Short problem:
Pull out every line below containing the word "this".

Raw records:
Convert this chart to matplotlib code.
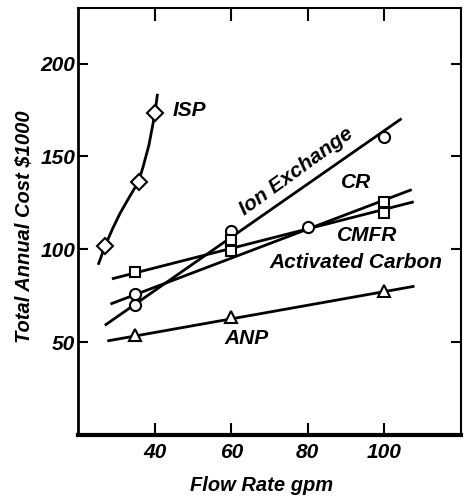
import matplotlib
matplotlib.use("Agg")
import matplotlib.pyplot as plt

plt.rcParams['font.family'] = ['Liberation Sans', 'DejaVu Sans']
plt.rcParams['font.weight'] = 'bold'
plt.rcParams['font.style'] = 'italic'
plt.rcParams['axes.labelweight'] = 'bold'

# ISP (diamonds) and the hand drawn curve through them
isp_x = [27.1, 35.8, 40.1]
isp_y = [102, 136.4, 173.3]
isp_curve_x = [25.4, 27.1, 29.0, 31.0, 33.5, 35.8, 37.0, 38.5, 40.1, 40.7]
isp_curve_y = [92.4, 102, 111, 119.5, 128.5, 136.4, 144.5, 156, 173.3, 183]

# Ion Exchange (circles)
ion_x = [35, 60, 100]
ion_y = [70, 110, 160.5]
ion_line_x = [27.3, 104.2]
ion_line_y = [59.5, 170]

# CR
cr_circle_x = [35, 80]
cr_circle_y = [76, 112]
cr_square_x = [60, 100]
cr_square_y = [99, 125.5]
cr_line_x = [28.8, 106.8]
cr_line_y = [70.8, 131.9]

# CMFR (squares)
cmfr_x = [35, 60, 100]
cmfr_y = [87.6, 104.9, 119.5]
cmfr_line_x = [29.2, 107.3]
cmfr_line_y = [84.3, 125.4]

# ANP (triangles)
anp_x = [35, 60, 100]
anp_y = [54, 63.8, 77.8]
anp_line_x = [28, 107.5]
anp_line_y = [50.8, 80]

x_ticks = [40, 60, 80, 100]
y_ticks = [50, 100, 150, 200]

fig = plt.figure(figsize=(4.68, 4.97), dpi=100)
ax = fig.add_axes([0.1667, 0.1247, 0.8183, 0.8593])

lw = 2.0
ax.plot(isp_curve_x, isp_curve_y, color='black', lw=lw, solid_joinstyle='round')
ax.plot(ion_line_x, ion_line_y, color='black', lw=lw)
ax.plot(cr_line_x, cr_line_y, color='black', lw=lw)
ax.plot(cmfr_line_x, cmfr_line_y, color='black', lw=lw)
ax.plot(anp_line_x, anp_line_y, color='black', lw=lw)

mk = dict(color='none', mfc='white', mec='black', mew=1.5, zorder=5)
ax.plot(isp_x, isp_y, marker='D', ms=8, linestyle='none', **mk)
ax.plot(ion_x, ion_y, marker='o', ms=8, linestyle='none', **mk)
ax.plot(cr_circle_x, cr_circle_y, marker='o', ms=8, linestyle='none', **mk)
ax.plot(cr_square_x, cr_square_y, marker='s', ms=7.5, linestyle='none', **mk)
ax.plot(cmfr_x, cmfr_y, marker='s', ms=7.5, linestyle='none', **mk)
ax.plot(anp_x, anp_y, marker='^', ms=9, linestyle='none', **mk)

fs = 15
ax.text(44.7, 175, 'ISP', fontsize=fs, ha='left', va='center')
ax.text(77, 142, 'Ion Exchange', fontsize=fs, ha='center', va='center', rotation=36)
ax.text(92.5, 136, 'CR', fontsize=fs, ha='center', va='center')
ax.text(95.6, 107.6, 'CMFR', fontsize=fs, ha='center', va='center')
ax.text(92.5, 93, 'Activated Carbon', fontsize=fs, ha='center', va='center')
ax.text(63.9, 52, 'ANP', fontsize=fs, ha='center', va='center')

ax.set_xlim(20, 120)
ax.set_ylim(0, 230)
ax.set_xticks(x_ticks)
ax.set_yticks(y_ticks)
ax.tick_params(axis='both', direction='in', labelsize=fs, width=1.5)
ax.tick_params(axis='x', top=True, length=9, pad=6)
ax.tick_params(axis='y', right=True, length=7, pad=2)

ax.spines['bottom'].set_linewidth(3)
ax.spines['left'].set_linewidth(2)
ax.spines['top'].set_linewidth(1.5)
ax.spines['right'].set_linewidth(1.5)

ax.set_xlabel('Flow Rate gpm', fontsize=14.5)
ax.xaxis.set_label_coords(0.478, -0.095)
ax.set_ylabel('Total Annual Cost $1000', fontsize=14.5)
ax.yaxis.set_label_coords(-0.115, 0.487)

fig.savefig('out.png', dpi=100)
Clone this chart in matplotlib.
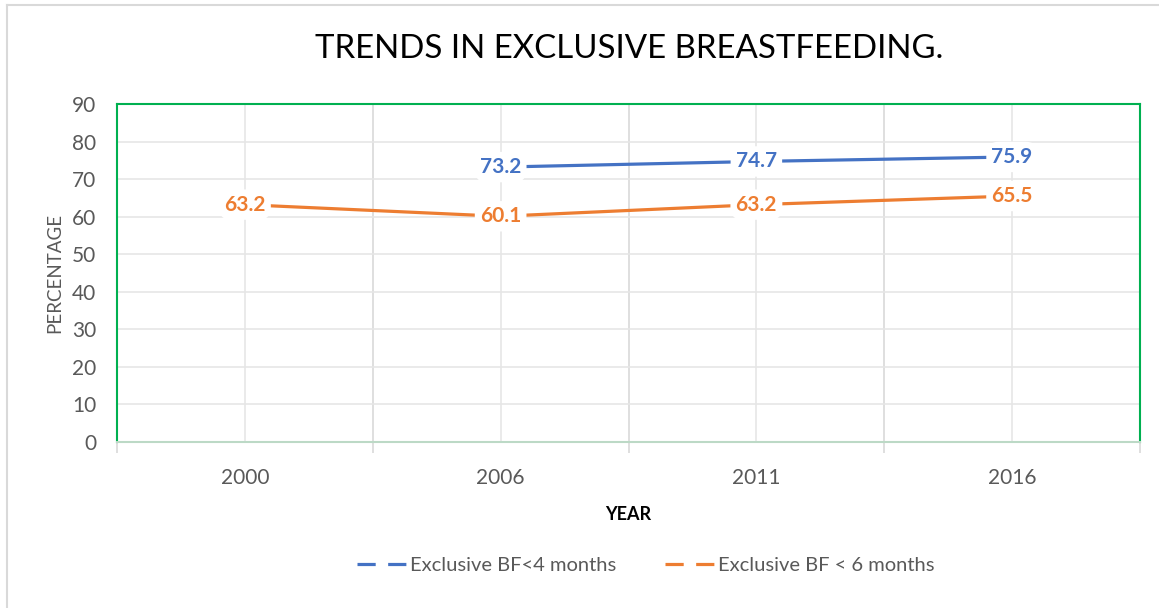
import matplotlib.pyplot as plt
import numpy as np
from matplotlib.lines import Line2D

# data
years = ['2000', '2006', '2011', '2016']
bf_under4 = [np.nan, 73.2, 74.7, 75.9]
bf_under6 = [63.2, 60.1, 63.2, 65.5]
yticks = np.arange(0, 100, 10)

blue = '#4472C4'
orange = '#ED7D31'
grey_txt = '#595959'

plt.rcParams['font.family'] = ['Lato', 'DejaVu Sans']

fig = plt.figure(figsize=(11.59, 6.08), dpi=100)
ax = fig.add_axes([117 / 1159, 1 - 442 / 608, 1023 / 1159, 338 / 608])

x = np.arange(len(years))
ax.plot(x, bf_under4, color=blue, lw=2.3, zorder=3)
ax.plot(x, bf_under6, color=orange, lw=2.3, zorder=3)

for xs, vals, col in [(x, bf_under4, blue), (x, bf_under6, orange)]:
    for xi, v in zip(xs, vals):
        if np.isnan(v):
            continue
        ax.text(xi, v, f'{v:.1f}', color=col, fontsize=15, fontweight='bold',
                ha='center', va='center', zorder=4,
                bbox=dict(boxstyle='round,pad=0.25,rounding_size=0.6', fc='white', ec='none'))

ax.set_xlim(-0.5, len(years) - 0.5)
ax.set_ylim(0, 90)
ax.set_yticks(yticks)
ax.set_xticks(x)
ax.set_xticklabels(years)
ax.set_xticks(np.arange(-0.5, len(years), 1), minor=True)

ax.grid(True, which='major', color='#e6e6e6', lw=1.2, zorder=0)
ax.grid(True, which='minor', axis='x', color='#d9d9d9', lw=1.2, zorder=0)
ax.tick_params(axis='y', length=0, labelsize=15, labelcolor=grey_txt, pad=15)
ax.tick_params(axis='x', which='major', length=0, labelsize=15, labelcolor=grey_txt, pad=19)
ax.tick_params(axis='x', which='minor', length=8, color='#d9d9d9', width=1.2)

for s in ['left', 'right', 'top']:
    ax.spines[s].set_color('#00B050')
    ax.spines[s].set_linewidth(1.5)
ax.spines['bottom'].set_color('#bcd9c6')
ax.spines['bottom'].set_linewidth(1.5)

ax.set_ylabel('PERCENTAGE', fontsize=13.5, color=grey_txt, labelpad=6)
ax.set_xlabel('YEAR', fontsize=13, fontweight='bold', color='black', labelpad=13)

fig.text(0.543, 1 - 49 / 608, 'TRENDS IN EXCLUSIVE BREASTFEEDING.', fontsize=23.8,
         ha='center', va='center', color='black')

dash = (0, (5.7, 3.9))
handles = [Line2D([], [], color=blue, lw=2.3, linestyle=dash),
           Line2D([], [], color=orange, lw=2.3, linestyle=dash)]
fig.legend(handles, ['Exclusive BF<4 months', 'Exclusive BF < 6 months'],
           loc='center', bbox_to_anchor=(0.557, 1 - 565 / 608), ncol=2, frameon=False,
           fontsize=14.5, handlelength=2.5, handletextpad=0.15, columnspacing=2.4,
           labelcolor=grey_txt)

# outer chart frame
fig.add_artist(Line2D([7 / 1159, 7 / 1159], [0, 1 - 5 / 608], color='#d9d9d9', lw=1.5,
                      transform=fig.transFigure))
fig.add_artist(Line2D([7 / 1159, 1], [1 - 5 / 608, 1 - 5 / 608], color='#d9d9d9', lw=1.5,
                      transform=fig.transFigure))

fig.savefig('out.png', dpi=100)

In response:
Convert this chart to matplotlib code.
Clone this chart in matplotlib.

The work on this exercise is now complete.